Task details: Print the material below exactly as it stands, please, from its first line to the line holding "1335,935 1308,1070 1313,1076", with no pictures.

Data:
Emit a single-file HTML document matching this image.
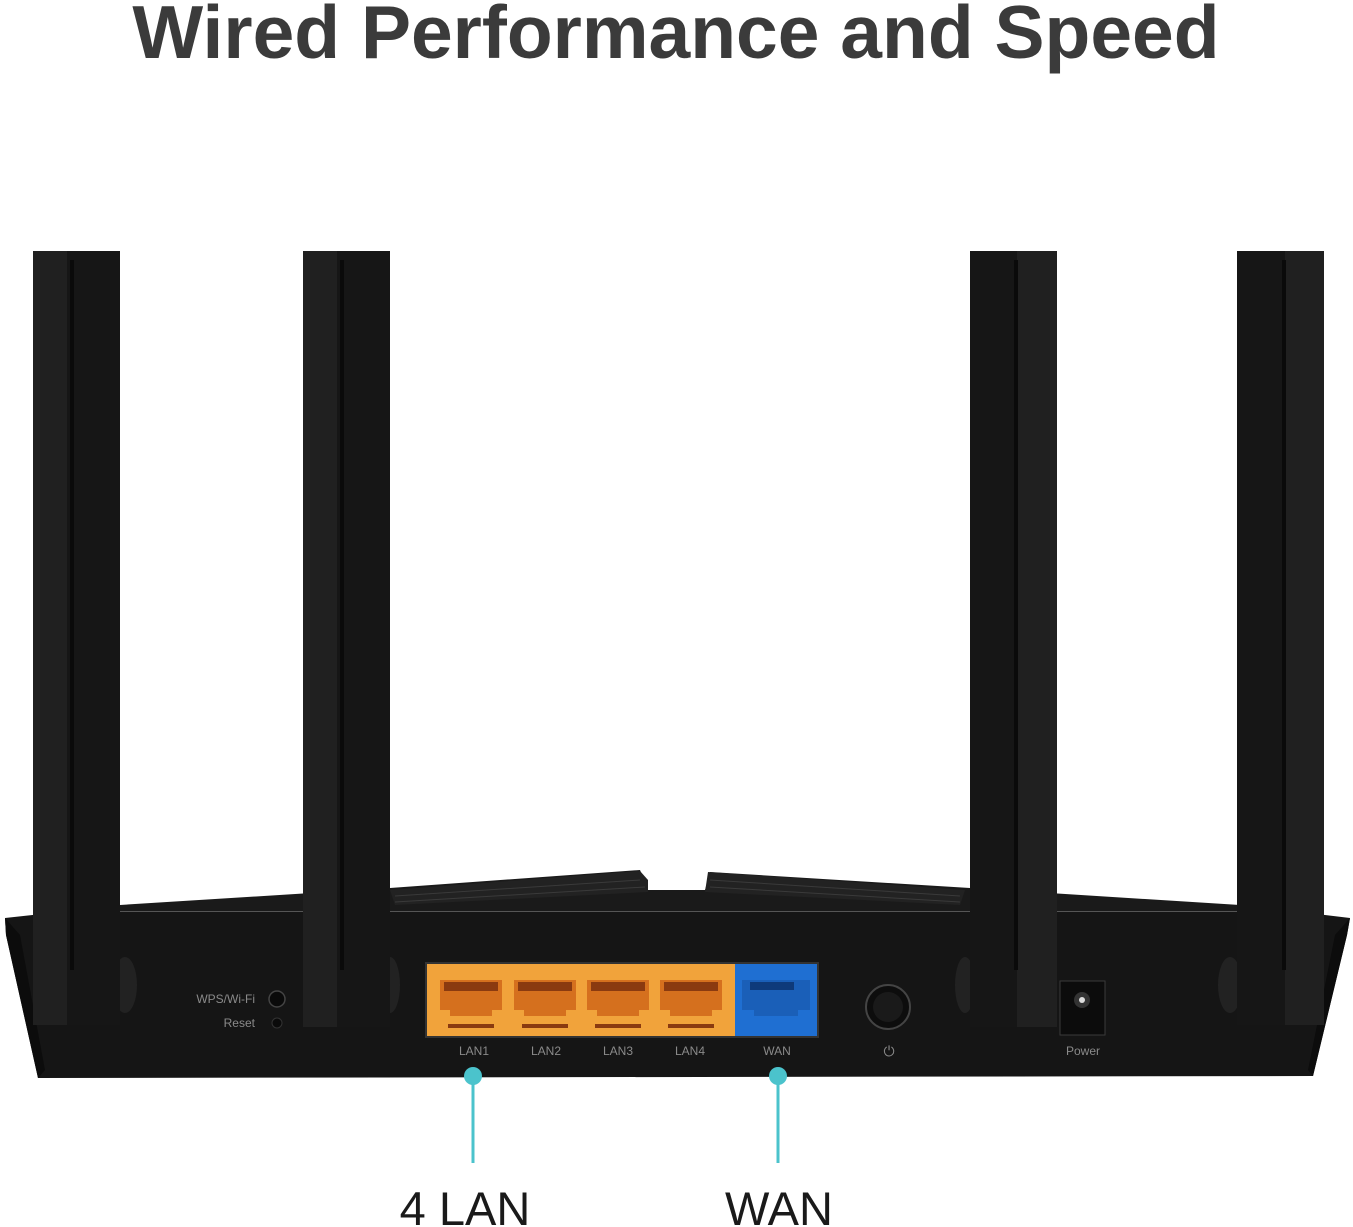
<!DOCTYPE html>
<html><head><meta charset="utf-8"><style>
html,body{margin:0;padding:0;background:#fff;}
svg{display:block;}
</style></head><body>
<svg width="1353" height="1227" viewBox="0 0 1353 1227" xmlns="http://www.w3.org/2000/svg">
<text x="676" y="58" text-anchor="middle" font-family="Liberation Sans, sans-serif" font-weight="bold" font-size="75" fill="#3b3b3b">Wired Performance and Speed</text>

<!-- top surface -->
<polygon points="120,905 390,888 640,870 648,890 705,890 710,872 970,888 1240,905 1300,912 60,912" fill="#1a1a1a"/>
<polygon points="390,890 640,871 648,880 648,892 395,905" fill="#222"/>
<polygon points="705,892 708,872 965,890 960,905" fill="#222"/>
<g stroke="#3a3a3a" stroke-width="1">
<line x1="395" y1="896" x2="640" y2="880"/><line x1="395" y1="902" x2="645" y2="887"/>
<line x1="710" y1="880" x2="960" y2="896"/><line x1="710" y1="887" x2="960" y2="902"/>
</g>
<line x1="60" y1="912" x2="1300" y2="912" stroke="#555" stroke-width="2"/>
<!-- front panel -->
<polygon points="5,918 60,912 1300,912 1350,918 1347,935 1313,1076 38,1078 6,935" fill="#151515"/>
<polygon points="5,918 20,935 45,1070 38,1078 6,935" fill="#0c0c0c"/>
<polygon points="1350,918 1335,935 1308,1070 1313,1076 1347,935" fill="#0c0c0c"/>

<!-- antenna bases -->
<ellipse cx="125" cy="985" rx="12" ry="28" fill="#222"/>
<ellipse cx="390" cy="985" rx="10" ry="28" fill="#222"/>
<ellipse cx="965" cy="985" rx="10" ry="28" fill="#222"/>
<ellipse cx="1230" cy="985" rx="12" ry="28" fill="#222"/>

<!-- antennas -->
<g>
<rect x="33" y="251" width="87" height="774" fill="#161616"/><rect x="33" y="251" width="34" height="774" fill="#202020"/><rect x="70" y="260" width="4" height="710" fill="#0a0a0a"/>
<rect x="303" y="251" width="87" height="776" fill="#161616"/><rect x="303" y="251" width="34" height="776" fill="#202020"/><rect x="340" y="260" width="4" height="710" fill="#0a0a0a"/>
<rect x="970" y="251" width="87" height="776" fill="#161616"/><rect x="1017" y="251" width="40" height="776" fill="#202020"/><rect x="1014" y="260" width="4" height="710" fill="#0a0a0a"/>
<rect x="1237" y="251" width="87" height="774" fill="#161616"/><rect x="1285" y="251" width="39" height="774" fill="#202020"/><rect x="1282" y="260" width="4" height="710" fill="#0a0a0a"/>
</g>

<!-- buttons -->
<g font-family="Liberation Sans, sans-serif" font-size="12" fill="#8a8a8a">
<text x="255" y="1003" text-anchor="end">WPS/Wi-Fi</text>
<text x="255" y="1027" text-anchor="end">Reset</text>
<text x="474" y="1055" text-anchor="middle">LAN1</text>
<text x="546" y="1055" text-anchor="middle">LAN2</text>
<text x="618" y="1055" text-anchor="middle">LAN3</text>
<text x="690" y="1055" text-anchor="middle">LAN4</text>
<text x="777" y="1055" text-anchor="middle">WAN</text>
<text x="1083" y="1055" text-anchor="middle">Power</text>
<text x="889" y="1056" text-anchor="middle" font-size="14">⏻</text>
</g>
<circle cx="277" cy="999" r="8" fill="#0a0a0a" stroke="#444" stroke-width="1.5"/>
<circle cx="277" cy="1023" r="5" fill="#0a0a0a" stroke="#333"/>
<circle cx="888" cy="1007" r="22" fill="#0d0d0d" stroke="#444" stroke-width="2"/>
<circle cx="888" cy="1007" r="15" fill="#1a1a1a"/>
<rect x="1060" y="981" width="45" height="54" fill="#0c0c0c" stroke="#3a3a3a"/>
<circle cx="1082" cy="1000" r="8" fill="#333"/><circle cx="1082" cy="1000" r="3" fill="#ddd"/>

<!-- port panel -->
<rect x="425" y="962" width="394" height="76" fill="#333"/>
<rect x="427" y="964" width="308" height="72" fill="#f1a33b"/>
<rect x="735" y="964" width="82" height="72" fill="#1f6fd2"/>
<g fill="#d5701e">
<path d="M440,980 h62 v30 h-10 v6 h-42 v-6 h-10 z"/>
<path d="M514,980 h62 v30 h-10 v6 h-42 v-6 h-10 z"/>
<path d="M587,980 h62 v30 h-10 v6 h-42 v-6 h-10 z"/>
<path d="M660,980 h62 v30 h-10 v6 h-42 v-6 h-10 z"/>
</g>
<g fill="#8a3a10">
<rect x="444" y="982" width="54" height="9"/><rect x="518" y="982" width="54" height="9"/><rect x="591" y="982" width="54" height="9"/><rect x="664" y="982" width="54" height="9"/>
<rect x="448" y="1024" width="46" height="4"/><rect x="522" y="1024" width="46" height="4"/><rect x="595" y="1024" width="46" height="4"/><rect x="668" y="1024" width="46" height="4"/>
</g>
<path d="M742,980 h68 v30 h-12 v6 h-44 v-6 h-12 z" fill="#1a5fb8"/>
<rect x="750" y="982" width="44" height="8" fill="#0e3a7a"/>

<!-- connectors -->
<g stroke="#4bc3cc" stroke-width="3"><line x1="473" y1="1076" x2="473" y2="1163"/><line x1="778" y1="1076" x2="778" y2="1163"/></g>
<circle cx="473" cy="1076" r="9" fill="#4bc3cc"/>
<circle cx="778" cy="1076" r="9" fill="#4bc3cc"/>
<g font-family="Liberation Sans, sans-serif" font-size="47" fill="#1a1a1a">
<text x="465" y="1225" text-anchor="middle">4 LAN</text>
<text x="779" y="1225" text-anchor="middle">WAN</text>
</g>
</svg>
</body></html>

Final result:
Emit a single-file HTML document matching this image.
<!DOCTYPE html>
<html><head><meta charset="utf-8"><style>
html,body{margin:0;padding:0;background:#fff;}
svg{display:block;}
</style></head><body>
<svg width="1353" height="1227" viewBox="0 0 1353 1227" xmlns="http://www.w3.org/2000/svg">
<text x="676" y="58" text-anchor="middle" font-family="Liberation Sans, sans-serif" font-weight="bold" font-size="75" fill="#3b3b3b">Wired Performance and Speed</text>

<!-- top surface -->
<polygon points="120,905 390,888 640,870 648,890 705,890 710,872 970,888 1240,905 1300,912 60,912" fill="#1a1a1a"/>
<polygon points="390,890 640,871 648,880 648,892 395,905" fill="#222"/>
<polygon points="705,892 708,872 965,890 960,905" fill="#222"/>
<g stroke="#3a3a3a" stroke-width="1">
<line x1="395" y1="896" x2="640" y2="880"/><line x1="395" y1="902" x2="645" y2="887"/>
<line x1="710" y1="880" x2="960" y2="896"/><line x1="710" y1="887" x2="960" y2="902"/>
</g>
<line x1="60" y1="912" x2="1300" y2="912" stroke="#555" stroke-width="2"/>
<!-- front panel -->
<polygon points="5,918 60,912 1300,912 1350,918 1347,935 1313,1076 38,1078 6,935" fill="#151515"/>
<polygon points="5,918 20,935 45,1070 38,1078 6,935" fill="#0c0c0c"/>
<polygon points="1350,918 1335,935 1308,1070 1313,1076 1347,935" fill="#0c0c0c"/>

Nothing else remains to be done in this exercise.